Southeast Asia, 1800–1900 A.D.

  • Southeast Asia, 1800–1900 A.D.

Timeline

Overview

Mainland Southeast Asia

Over the course of the nineteenth century, Southeast Asia is colonized by Britain, France, and Holland. In 1799, the Dutch government takes over the Dutch East India Company’s rule of parts of the Indonesian archipelago. Over the next hundred years, it extends control throughout the entire archipelago, including Sumatra and Bali. The modern boundaries of Indonesia are established at this time. Starting in 1824, Britain fights for control of Burma, finally incorporating it into its Indian empire in 1886. It gradually takes over peninsular Malaya as well, and by 1874 effectively rules the area that will become modern-day Malaysia. By strengthening central authority over local chiefs and opening trade to Europe, Thailand remains free under a stable and strong monarchy. But France colonizes Vietnam, Laos, and Cambodia to proclaim the French Indochina Union in 1887.

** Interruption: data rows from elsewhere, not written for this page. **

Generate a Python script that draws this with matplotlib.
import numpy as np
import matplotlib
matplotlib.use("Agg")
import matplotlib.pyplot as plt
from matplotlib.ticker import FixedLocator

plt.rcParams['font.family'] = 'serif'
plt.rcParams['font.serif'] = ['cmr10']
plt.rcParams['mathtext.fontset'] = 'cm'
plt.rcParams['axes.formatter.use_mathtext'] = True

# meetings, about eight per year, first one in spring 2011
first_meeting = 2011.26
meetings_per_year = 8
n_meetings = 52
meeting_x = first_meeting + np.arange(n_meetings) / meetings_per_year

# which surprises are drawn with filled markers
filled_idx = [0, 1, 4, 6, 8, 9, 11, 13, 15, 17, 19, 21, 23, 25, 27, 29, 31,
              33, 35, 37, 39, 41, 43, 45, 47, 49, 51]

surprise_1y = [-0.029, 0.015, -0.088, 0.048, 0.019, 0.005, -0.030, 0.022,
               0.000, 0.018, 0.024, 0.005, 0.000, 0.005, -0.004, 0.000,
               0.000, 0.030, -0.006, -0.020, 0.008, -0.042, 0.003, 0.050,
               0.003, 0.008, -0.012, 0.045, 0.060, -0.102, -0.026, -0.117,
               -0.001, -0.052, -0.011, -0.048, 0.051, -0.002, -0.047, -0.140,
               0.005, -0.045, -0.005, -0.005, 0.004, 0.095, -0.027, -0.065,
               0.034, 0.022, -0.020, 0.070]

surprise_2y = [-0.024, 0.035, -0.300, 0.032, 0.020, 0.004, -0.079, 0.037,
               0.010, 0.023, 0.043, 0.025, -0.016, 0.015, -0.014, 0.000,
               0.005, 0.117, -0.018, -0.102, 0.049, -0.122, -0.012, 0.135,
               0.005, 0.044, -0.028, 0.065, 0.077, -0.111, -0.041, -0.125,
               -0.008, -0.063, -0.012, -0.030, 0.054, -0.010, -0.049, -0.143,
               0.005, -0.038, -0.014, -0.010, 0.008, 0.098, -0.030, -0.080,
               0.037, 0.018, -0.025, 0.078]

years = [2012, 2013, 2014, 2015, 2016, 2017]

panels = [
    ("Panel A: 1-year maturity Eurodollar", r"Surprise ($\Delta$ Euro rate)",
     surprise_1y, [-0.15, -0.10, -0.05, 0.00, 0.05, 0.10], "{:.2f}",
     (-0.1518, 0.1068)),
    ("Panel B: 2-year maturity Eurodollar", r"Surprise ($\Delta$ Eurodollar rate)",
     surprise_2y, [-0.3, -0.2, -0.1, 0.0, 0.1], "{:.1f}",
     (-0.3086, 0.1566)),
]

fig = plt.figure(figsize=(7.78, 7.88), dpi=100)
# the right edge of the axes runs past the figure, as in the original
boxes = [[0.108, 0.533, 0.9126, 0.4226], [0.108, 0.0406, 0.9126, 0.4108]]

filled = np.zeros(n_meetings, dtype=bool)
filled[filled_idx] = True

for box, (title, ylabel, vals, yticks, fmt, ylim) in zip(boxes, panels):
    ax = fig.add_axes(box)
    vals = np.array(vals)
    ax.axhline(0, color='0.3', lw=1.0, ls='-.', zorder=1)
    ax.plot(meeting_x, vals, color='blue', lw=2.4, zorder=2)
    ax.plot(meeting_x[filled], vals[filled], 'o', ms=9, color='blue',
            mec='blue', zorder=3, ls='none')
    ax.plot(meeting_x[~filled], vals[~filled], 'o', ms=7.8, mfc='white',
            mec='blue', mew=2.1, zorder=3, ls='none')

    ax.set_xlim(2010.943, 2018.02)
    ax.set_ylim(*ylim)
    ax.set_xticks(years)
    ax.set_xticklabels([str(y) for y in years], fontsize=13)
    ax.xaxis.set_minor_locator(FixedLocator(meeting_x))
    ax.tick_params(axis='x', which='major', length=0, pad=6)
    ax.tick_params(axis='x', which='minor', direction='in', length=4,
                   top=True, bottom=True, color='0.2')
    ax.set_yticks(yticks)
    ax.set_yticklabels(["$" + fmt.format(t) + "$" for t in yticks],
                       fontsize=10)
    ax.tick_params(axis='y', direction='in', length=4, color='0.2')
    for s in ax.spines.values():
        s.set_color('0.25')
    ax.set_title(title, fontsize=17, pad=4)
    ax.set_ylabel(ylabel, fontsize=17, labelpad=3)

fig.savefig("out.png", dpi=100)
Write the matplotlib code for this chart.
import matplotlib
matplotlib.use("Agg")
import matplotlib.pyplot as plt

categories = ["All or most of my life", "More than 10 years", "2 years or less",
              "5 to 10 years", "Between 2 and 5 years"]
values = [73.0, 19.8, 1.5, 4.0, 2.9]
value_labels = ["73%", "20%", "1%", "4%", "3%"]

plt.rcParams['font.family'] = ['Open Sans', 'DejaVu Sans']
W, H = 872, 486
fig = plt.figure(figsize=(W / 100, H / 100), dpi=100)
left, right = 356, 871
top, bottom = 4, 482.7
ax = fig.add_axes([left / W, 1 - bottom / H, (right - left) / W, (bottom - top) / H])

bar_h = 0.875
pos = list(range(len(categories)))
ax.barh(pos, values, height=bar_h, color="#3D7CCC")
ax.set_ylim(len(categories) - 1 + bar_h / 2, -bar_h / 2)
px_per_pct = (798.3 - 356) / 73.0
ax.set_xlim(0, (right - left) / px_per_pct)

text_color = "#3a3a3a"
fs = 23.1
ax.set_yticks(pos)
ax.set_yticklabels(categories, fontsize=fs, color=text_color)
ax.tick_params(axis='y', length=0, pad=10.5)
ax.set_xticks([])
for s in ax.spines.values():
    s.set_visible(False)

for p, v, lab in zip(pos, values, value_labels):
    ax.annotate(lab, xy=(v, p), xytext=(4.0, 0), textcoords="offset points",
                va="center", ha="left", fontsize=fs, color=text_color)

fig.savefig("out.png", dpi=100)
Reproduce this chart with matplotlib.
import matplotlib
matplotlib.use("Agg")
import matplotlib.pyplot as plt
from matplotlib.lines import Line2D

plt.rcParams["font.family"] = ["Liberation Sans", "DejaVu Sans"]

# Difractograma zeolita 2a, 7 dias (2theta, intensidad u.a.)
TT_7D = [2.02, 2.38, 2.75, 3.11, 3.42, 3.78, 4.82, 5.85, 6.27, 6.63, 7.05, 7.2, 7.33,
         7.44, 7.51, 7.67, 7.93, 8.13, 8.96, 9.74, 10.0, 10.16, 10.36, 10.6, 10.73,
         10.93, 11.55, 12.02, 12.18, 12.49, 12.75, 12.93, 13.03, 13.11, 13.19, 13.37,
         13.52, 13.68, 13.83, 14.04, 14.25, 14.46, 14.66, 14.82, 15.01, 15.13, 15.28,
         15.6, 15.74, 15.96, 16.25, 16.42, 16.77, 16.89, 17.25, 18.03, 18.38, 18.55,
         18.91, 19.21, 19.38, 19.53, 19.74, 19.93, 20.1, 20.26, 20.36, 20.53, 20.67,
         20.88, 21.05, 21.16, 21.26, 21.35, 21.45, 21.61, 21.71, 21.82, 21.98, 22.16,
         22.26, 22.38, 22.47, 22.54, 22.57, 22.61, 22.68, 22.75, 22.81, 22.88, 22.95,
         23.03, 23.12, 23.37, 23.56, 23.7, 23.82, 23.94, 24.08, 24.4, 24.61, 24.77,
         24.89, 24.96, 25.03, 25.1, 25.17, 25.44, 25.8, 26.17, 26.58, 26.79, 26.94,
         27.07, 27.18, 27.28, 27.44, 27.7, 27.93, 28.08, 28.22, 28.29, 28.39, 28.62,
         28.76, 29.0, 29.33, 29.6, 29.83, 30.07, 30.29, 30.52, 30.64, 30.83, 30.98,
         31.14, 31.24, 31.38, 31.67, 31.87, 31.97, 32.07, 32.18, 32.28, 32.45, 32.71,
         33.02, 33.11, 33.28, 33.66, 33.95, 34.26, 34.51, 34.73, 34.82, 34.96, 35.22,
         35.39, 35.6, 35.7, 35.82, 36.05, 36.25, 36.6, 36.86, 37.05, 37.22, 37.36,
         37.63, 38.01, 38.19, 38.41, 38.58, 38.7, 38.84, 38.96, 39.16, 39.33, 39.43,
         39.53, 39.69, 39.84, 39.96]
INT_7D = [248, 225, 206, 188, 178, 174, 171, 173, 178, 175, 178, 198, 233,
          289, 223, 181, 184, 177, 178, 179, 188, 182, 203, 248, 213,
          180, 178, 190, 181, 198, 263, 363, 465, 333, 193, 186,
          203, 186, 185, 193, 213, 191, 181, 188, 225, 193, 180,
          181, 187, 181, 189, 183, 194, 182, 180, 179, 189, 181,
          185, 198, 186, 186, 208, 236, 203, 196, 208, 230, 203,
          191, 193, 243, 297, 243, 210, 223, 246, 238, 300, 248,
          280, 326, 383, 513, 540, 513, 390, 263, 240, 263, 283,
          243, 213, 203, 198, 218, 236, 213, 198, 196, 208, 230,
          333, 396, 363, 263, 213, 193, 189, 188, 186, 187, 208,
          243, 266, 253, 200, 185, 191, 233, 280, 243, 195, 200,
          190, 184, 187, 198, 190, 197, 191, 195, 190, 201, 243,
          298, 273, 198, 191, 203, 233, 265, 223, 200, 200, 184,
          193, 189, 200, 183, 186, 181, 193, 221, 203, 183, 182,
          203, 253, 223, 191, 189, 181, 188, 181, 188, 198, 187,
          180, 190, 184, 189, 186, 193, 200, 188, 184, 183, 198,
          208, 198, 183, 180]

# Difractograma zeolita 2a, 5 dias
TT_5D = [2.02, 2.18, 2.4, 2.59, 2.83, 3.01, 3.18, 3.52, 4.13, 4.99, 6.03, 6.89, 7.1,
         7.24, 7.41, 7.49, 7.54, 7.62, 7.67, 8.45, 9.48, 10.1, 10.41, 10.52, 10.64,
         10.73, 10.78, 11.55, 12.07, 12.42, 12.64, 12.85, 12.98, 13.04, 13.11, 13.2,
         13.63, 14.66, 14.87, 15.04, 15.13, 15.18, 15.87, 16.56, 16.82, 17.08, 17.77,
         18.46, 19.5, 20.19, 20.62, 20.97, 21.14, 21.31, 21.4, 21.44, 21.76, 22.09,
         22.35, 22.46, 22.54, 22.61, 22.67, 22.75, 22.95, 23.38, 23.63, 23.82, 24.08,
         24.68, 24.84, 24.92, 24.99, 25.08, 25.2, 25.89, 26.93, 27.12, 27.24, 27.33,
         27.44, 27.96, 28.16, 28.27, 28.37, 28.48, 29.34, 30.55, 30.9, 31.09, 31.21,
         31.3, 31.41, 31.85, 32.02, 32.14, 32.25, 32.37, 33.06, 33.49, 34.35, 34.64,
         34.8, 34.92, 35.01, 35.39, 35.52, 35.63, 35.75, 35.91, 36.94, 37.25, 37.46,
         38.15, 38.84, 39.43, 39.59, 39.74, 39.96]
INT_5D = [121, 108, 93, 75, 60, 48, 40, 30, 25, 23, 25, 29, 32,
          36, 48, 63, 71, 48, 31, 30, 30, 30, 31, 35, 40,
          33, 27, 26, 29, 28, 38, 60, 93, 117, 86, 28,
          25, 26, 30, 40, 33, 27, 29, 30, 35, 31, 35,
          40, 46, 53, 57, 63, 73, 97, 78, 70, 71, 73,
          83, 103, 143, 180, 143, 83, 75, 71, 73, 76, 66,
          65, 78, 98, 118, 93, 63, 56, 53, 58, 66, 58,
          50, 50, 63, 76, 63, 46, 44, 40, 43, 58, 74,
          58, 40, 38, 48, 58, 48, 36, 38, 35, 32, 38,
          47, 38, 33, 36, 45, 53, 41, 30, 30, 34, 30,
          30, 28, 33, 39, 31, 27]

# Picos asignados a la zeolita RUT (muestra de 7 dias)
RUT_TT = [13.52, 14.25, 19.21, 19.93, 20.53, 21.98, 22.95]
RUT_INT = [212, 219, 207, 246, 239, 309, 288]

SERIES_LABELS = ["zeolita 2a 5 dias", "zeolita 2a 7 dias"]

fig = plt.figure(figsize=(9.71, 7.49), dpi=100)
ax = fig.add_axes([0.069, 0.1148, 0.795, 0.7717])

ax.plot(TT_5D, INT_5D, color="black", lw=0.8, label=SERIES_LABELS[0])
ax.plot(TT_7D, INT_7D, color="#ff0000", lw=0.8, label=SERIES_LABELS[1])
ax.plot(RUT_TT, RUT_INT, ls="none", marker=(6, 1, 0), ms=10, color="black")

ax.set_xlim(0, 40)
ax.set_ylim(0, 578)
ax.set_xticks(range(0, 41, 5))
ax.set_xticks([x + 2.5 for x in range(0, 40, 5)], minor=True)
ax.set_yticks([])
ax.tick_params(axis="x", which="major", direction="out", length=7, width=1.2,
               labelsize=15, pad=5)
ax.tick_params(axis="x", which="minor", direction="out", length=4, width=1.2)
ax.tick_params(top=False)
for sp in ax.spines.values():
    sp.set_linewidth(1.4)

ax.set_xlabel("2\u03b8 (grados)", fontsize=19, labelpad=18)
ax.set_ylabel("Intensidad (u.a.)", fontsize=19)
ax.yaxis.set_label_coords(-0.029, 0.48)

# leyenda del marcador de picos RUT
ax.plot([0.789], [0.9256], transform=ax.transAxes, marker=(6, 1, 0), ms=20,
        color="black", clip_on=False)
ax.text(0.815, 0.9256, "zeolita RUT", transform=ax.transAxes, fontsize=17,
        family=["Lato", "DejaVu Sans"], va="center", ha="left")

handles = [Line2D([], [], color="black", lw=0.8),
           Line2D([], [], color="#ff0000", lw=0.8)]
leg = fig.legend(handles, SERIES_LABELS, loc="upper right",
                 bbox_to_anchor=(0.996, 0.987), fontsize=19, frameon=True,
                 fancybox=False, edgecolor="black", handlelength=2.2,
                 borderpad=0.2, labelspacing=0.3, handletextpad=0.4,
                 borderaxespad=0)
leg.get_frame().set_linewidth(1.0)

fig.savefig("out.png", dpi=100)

Colonization has an enormous impact on the populations and economies of the region. The British favor Indian and Chinese immigrants for skilled positions in Malaysia, and dismiss the general Malaysian population as peasantry. Education policies deepen ethnic divides. In Cambodia, the French favor the Vietnamese over the local population, while the British encourage widespread immigration of Indians and Chinese into Burma, a policy that leads to political division felt into contemporary times. The Burmese economy, long based on subsistence farming, shifts drastically to a large-scale export economy. A policy called Cultuurstelsel, applied in Indonesia, forces farmers to grow export crops. Though successful in some ways, the policy causes famine and impoverishment. The desire to sell European goods in colonial markets erodes traditional crafts, such as the production of batik and ikat textiles in Indonesia. Regular wars waged to gain control further damage the region.

Under colonial domination, however, ancient monuments and texts are closely studied, preserved, and restored. Angkor Wat, for instance, is rediscovered in the mid-nineteenth century, and the monuments of Cham, in Vietnam, come to public attention in 1885. Photography aids in the documentation of these monuments: Angkor Wat is photographed for the first time in 1866. From the mid-nineteenth century onward, colonial governments begin to open museums and found archaeological surveys. While knowledge of the past is gathered in the service of power, it also generates respect for and pride in Southeast Asian cultures, and becomes an important source of inspiration for local artists in the twentieth century who strive to create modern, non-Western arts.

Many traditions continue to thrive in the nineteenth century. Religious imagery tends to be conservative and relatively immune to Westernization. Many indigenous courts patronize a high level of craftsmanship in textiles, metalwork, jewelry, and ceramics. Manuscript paintings remain largely traditional, though some reveal European influences and resemble the Company School paintings of India. During the early nineteenth century, China is a dominant cultural influence in mainland Southeast Asia. However, elite culture becomes increasingly Westernized as colonial powers expand their control. In Burma, for instance, European pictorial conventions dominate the frescoes at the Kyauk-Taw-Gyi Temple (1849–50), while the Altumashi Monastery in Mandalay (1857) mixes European and indigenous architectural structures and motifs. The Javanese painter Raden Saleh (ca. 1807–1880), considered the “father” of Indonesian modern art, travels to Europe to study painting in 1829. Western art makes an impression much later in Vietnam, beginning with a few painters like Le Van Mien (1873–1943), who work in oils in the late nineteenth century. Despite Thailand’s independence, the passion for things Western hits the elite at this time as well. The architecture of King Mongkut (r. 1851–68) incorporates Greek orders and Chinese ceramics into a Thai stylistic rubric. Over the next half century and well into the early twentieth, photography and naturalistic painting and sculpture dominate Thai court art.

Island Southeast Asia

While the great majority of the population in this period are Muslim, Buddhist, or Christian, Southeast Asia is also home to a diversity of indigenous peoples who share aspects of their language, art, and culture with the Polynesians, Micronesians, and other Pacific Island groups. Often living in isolated enclaves separated by hundreds, even thousands, of miles, the region’s indigenous peoples nonetheless exhibit remarkable similarities in their art and cultures, indicating that these groups share a common ancestry. One of the most striking similarities is in their conception of the human form, which is typically depicted in a seated or crouching position with the legs drawn close to the body and the hands or forearms resting on the knees.

Sculpture in indigenous Southeast Asian societies serves as a means of honoring and communicating with the supernatural beings believed to ensure the safety and prosperity of the village community. Most images depict local ancestors or fearsome supernatural guardians. Southeast Asia’s indigenous peoples, particularly in Indonesia, also create a rich variety of textiles. However, by the mid-nineteenth century, the colonial powers begin to send Christian missionaries to convert indigenous peoples from their local religions, and many artistic traditions, particularly the creation of figural sculpture, begin to decline.